Rows from a dataset of charts and code:

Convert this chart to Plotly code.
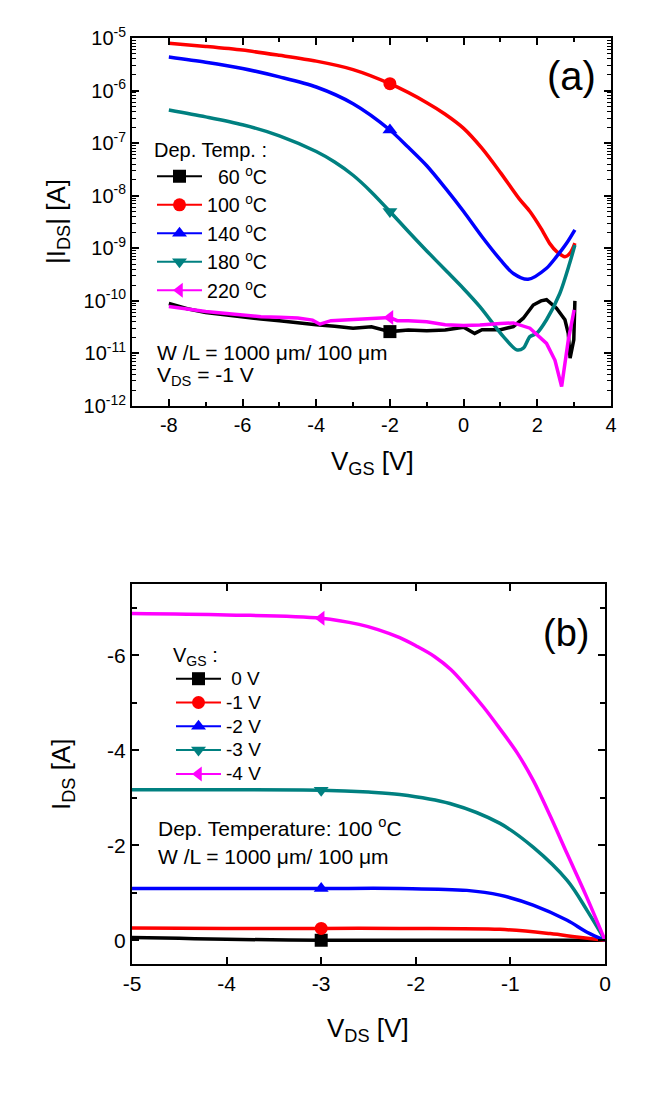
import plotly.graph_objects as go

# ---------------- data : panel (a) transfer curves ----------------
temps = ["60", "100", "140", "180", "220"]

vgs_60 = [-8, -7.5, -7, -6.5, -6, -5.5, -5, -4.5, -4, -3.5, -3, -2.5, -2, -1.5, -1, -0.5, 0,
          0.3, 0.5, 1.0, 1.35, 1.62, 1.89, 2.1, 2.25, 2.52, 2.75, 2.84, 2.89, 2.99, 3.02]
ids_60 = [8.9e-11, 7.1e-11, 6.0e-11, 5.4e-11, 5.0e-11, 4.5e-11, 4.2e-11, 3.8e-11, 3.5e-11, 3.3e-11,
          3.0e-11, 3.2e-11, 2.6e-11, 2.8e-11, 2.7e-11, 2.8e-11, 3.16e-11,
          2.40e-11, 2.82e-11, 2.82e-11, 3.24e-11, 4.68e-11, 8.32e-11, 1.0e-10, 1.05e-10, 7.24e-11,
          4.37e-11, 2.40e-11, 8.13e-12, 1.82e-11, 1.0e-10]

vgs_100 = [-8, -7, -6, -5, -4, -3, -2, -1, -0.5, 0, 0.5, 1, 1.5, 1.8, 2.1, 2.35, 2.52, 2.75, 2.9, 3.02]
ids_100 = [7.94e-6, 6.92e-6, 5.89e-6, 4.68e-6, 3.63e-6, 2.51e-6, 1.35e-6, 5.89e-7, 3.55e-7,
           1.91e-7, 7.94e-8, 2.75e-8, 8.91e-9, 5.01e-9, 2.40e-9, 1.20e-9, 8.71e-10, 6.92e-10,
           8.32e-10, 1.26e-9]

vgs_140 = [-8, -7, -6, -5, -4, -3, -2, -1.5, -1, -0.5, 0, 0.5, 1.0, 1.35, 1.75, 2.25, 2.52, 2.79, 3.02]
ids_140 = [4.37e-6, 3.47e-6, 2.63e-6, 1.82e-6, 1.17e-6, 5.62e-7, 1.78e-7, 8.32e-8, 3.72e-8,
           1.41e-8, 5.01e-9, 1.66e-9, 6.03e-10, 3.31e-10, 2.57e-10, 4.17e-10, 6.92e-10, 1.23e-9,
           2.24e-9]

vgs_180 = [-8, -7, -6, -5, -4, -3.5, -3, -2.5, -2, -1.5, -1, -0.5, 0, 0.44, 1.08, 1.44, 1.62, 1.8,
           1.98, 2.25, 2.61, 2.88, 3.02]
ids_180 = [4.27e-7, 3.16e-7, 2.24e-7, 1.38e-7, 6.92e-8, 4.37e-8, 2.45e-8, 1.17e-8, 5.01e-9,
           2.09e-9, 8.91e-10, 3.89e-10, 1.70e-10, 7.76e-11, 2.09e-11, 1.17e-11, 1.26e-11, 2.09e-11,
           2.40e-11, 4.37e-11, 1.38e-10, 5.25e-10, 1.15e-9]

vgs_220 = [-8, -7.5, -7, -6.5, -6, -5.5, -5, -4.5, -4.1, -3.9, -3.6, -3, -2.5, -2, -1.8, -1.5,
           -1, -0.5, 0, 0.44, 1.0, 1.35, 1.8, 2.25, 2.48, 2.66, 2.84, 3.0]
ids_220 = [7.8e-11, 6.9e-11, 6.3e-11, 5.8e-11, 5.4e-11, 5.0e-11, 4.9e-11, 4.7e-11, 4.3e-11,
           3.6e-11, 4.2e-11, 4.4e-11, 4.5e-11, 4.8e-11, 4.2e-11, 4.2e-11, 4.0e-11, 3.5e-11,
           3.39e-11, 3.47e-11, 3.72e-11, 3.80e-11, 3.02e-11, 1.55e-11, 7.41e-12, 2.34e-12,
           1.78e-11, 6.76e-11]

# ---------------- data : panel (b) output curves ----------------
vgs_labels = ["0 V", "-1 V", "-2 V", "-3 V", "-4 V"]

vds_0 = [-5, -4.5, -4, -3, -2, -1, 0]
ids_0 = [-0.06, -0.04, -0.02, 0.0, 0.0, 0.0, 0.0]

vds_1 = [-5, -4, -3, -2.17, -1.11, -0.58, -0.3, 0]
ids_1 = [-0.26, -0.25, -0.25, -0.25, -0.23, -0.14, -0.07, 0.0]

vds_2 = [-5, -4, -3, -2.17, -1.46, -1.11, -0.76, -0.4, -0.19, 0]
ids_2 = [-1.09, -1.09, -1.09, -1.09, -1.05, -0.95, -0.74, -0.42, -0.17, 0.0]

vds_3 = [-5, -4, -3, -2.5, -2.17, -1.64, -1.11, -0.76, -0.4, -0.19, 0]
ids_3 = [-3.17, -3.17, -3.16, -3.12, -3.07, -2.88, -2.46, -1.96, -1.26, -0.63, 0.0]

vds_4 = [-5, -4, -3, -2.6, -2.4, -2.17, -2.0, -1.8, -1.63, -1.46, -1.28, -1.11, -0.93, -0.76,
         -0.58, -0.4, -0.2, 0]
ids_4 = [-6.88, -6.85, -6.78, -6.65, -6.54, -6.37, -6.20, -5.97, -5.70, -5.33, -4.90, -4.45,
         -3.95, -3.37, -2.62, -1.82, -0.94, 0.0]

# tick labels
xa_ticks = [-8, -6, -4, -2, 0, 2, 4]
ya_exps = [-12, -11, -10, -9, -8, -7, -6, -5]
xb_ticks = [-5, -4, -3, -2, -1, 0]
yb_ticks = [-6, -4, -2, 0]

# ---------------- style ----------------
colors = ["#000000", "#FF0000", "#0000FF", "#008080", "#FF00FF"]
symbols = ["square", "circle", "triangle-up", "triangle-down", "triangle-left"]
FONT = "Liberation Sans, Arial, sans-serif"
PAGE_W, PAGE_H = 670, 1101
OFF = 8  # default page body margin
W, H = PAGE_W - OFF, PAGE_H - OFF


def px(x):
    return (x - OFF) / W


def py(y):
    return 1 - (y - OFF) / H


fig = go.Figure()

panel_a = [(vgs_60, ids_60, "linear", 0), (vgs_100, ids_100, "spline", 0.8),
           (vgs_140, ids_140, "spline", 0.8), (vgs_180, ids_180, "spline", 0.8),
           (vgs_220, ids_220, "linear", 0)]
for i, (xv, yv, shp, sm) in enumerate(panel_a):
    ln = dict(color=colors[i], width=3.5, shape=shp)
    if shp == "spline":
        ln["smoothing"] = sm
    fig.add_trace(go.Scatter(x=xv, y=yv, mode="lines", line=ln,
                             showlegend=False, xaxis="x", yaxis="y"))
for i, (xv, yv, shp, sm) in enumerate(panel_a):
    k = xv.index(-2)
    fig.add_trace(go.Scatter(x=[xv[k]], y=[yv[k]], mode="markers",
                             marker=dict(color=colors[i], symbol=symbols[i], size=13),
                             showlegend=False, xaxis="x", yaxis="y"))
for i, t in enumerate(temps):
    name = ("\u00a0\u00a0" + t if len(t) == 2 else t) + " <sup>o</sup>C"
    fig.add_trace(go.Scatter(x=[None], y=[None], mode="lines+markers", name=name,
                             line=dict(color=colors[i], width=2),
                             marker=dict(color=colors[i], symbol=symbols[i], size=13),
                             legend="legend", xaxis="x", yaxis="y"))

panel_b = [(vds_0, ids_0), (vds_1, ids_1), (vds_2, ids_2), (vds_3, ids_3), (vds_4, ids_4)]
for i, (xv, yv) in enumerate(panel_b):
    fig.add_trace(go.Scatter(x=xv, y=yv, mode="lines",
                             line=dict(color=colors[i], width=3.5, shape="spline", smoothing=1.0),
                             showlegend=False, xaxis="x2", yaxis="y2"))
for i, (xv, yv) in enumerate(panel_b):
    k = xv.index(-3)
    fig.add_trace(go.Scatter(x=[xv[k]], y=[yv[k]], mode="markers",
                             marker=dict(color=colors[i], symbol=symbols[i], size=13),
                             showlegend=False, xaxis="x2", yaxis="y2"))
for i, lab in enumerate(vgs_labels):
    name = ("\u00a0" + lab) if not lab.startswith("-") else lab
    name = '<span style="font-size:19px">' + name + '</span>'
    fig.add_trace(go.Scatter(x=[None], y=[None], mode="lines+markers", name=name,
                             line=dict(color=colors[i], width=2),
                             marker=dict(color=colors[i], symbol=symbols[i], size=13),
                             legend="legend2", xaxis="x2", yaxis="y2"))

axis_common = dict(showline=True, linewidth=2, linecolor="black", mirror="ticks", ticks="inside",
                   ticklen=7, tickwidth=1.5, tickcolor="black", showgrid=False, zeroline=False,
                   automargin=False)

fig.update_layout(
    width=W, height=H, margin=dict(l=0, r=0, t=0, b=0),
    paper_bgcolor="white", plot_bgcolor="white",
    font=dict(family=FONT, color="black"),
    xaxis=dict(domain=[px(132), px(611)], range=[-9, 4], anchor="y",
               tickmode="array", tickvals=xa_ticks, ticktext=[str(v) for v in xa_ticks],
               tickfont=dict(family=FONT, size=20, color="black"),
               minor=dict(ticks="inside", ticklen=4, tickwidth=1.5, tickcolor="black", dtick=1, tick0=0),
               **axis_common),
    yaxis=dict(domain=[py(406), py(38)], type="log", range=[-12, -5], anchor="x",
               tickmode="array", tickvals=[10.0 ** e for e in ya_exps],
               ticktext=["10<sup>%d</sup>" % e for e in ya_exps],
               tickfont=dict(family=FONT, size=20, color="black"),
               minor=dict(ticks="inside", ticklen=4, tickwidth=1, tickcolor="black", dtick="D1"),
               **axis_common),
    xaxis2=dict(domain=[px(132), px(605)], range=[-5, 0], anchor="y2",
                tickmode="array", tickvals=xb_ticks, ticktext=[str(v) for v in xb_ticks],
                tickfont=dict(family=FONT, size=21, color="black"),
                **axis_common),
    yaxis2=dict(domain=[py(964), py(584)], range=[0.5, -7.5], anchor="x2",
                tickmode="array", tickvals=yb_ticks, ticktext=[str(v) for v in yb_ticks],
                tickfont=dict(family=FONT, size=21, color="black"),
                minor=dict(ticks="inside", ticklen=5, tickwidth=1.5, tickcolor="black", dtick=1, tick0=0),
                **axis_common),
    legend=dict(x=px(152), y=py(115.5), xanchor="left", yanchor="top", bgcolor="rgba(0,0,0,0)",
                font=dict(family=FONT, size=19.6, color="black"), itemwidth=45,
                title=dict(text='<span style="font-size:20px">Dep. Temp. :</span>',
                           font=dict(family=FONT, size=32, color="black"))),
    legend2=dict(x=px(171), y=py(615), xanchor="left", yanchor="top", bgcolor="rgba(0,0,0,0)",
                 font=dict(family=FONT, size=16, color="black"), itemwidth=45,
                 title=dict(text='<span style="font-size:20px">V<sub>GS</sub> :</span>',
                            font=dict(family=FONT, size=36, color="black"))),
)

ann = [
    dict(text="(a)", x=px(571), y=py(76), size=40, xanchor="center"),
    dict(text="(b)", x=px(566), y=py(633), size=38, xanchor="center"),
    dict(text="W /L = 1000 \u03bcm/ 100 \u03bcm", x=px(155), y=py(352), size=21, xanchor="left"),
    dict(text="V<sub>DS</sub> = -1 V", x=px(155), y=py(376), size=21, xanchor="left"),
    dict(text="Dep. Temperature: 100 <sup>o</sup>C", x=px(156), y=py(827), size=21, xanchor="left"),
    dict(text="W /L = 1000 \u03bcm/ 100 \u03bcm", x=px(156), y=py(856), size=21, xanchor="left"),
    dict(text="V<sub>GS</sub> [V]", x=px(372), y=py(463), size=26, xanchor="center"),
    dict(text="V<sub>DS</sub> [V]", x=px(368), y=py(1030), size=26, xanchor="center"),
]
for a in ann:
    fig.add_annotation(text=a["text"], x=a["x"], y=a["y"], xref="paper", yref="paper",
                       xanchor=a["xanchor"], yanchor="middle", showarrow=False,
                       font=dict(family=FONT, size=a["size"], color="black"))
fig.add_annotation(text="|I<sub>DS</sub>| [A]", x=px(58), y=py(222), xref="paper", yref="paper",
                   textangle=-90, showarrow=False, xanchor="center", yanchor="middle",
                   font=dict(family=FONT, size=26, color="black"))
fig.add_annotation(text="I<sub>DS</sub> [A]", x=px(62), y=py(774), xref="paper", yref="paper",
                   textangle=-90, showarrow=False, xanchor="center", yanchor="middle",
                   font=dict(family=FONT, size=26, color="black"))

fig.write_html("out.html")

==

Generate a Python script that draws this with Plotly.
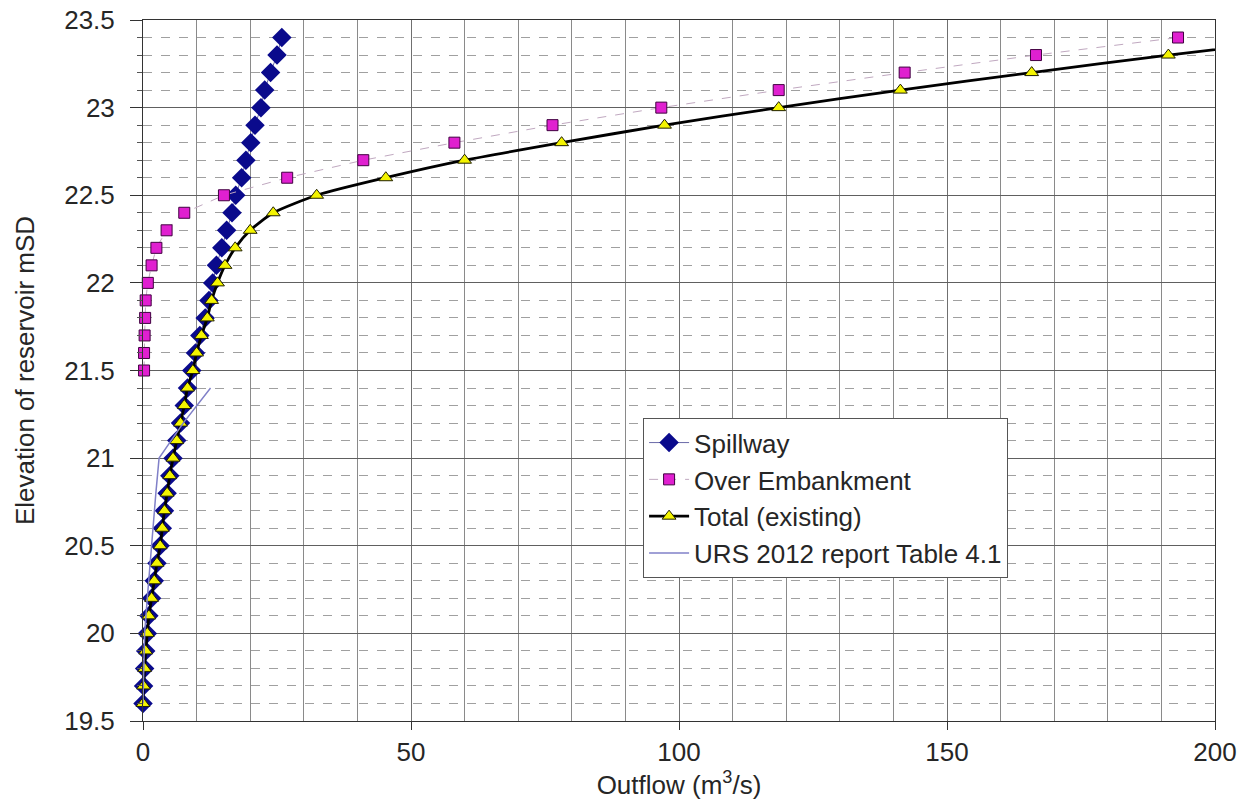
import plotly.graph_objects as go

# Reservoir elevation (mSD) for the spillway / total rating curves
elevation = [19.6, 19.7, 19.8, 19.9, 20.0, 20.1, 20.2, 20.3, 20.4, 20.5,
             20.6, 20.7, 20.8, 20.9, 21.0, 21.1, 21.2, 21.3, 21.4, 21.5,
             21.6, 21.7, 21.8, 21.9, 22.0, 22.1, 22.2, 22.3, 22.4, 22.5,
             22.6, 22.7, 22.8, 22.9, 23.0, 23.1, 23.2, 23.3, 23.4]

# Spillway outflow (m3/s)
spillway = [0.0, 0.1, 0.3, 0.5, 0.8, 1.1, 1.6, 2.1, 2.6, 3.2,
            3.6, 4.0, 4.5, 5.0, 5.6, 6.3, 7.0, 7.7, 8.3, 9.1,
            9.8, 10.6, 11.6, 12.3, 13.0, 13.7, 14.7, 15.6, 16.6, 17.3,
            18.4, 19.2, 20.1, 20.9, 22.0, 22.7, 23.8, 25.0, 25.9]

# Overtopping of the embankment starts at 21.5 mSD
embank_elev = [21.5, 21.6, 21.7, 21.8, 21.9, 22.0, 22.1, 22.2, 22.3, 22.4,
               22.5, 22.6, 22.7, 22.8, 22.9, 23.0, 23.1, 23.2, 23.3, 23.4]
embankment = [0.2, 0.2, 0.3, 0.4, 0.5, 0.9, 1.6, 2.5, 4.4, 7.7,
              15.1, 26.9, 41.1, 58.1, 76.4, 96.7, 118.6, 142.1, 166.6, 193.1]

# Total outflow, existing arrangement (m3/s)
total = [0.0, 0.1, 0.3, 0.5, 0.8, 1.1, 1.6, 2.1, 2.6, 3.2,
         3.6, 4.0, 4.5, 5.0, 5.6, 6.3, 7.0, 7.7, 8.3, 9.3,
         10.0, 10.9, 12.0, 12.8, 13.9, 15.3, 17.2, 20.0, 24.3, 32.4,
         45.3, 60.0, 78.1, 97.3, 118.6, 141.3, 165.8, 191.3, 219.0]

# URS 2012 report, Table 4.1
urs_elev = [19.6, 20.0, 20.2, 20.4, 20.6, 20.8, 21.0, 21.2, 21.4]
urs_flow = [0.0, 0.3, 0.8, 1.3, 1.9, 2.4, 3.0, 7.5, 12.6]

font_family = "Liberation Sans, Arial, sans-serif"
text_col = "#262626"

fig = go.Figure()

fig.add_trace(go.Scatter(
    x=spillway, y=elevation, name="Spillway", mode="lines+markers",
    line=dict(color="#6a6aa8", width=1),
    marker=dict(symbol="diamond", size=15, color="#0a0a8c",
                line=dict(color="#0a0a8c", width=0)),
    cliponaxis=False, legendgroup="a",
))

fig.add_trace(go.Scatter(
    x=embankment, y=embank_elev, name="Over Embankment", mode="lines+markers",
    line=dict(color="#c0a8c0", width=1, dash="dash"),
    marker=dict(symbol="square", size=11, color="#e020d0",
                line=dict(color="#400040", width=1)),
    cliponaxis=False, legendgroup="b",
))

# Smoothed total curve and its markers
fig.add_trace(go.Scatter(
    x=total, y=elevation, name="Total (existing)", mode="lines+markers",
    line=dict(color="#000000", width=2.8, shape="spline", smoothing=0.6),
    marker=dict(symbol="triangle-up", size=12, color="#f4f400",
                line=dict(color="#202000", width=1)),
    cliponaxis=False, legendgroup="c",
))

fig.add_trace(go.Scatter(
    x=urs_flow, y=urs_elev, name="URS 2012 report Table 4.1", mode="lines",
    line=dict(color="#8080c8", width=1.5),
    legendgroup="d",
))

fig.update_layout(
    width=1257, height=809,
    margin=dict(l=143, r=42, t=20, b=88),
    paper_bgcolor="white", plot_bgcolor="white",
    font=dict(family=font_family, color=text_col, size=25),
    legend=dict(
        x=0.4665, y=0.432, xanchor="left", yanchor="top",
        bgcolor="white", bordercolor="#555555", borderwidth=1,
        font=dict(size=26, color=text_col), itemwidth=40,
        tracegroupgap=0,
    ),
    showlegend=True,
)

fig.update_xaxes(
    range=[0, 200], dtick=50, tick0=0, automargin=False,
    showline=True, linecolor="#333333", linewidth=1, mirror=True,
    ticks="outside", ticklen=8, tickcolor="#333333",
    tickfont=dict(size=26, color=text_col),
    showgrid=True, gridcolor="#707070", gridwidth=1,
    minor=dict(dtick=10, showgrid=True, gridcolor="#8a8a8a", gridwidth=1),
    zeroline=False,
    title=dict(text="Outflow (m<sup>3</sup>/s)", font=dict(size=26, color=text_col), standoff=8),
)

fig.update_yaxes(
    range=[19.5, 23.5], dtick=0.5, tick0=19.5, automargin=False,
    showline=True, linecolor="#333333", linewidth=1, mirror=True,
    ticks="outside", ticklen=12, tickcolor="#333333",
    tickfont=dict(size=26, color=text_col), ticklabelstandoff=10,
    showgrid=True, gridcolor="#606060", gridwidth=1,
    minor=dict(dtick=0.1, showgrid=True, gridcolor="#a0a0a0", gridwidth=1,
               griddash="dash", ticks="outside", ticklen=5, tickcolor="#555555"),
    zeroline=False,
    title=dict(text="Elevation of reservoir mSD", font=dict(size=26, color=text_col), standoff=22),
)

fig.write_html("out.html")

• [What to do] What is the number of lines above that contain "this"? Answer with that number only.

• [Correct response] 2